Luca Pollack, 9, with Pacific Rim teacher Barbara Nelson. Pollack will get a VIP tour of NASA’s John Glenn Research Center this summer in Cleveland after winning his age group in the NASA Power to Explore Student Challenge. Photo by Steve Puterski
Luca Pollack, 9, with Pacific Rim third-grade teacher Barbara Nelson. Pollack will get a VIP tour of NASA’s John Glenn Research Center this summer in Cleveland after winning his age group in the NASA Power to Explore Student Challenge. Photo by Steve Puterski

The spacecraft, named “Fortitude,” utilizes a laser to drill a hole through the ice to drop the submarine “Resilience.” Both crafts were named after traits Pollack sees in himself, according to his submission.

“The goal of NASA is to find life on other worlds,” Pollack said. “I just want to help make that possible to see what life is because there is a pretty good possibility that life could have developed in the water of Jupiter’s Europa moon.”

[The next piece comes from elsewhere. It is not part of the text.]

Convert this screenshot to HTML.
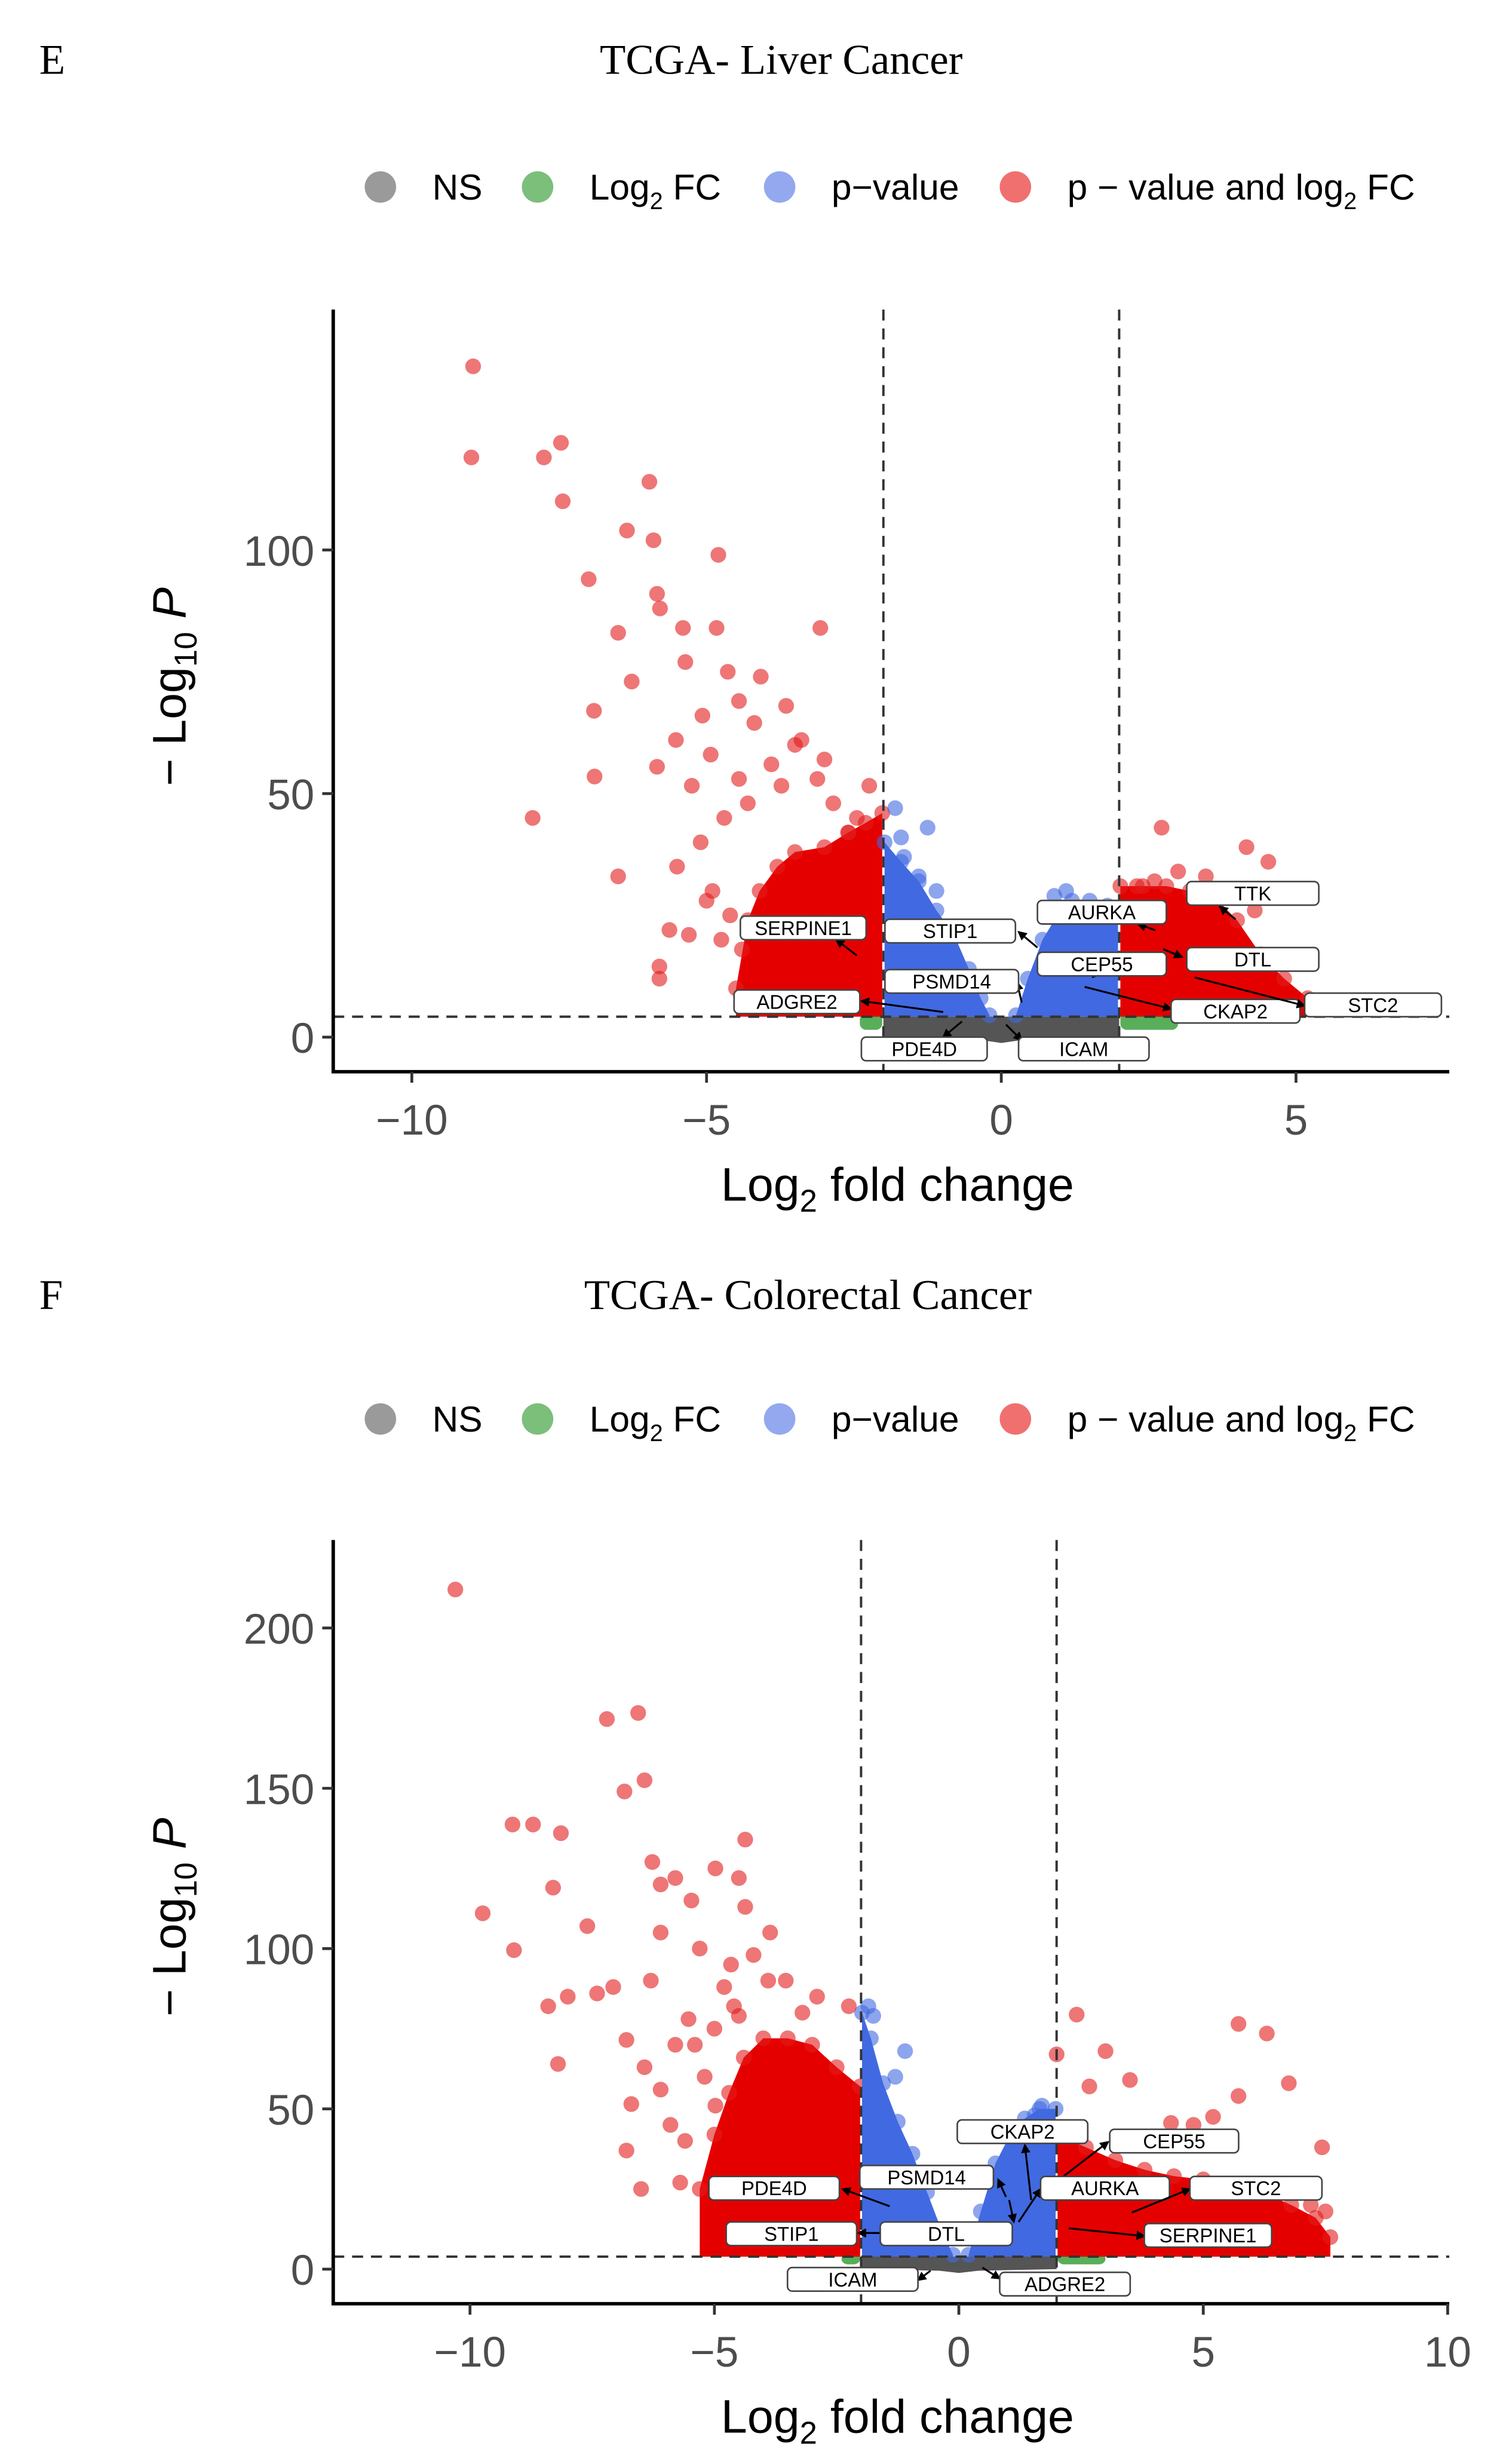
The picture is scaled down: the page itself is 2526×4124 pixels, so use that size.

As a winner among hundreds of students in the division, Pollack will receive a VIP tour of the NASA Glenn Research Center this summer in Cleveland.

Pollack’s winning idea for the NASA contest originated from another project he started in Pacific Rim third-grade teacher Barbara Nelson’s class. According to Nelson, students worked on a “place project,” where they give a presentation about an earthly or off-world location.

Pollack’s project was about the moons of Jupiter when he and his parents, Danielle and Scott Pollack, discovered the NASA program.

So, Luca Pollack expanded the project in Nelson’s class, drawing up spacecraft and submarine schematics for the vessels’ journey exploration of Europa.

When Pollack submitted his project to NASA, his parents cautioned him about expectations. However, Pollack’s sister, Olivia, 11, used her cosmic senses and predicted Luca would win.

And he did.

“(Luca) knocked the socks off his ‘place project,’” Nelson said. “The kids in here just watched with wide-open mouths, just amazed. He’s teaching them things I had no idea about.”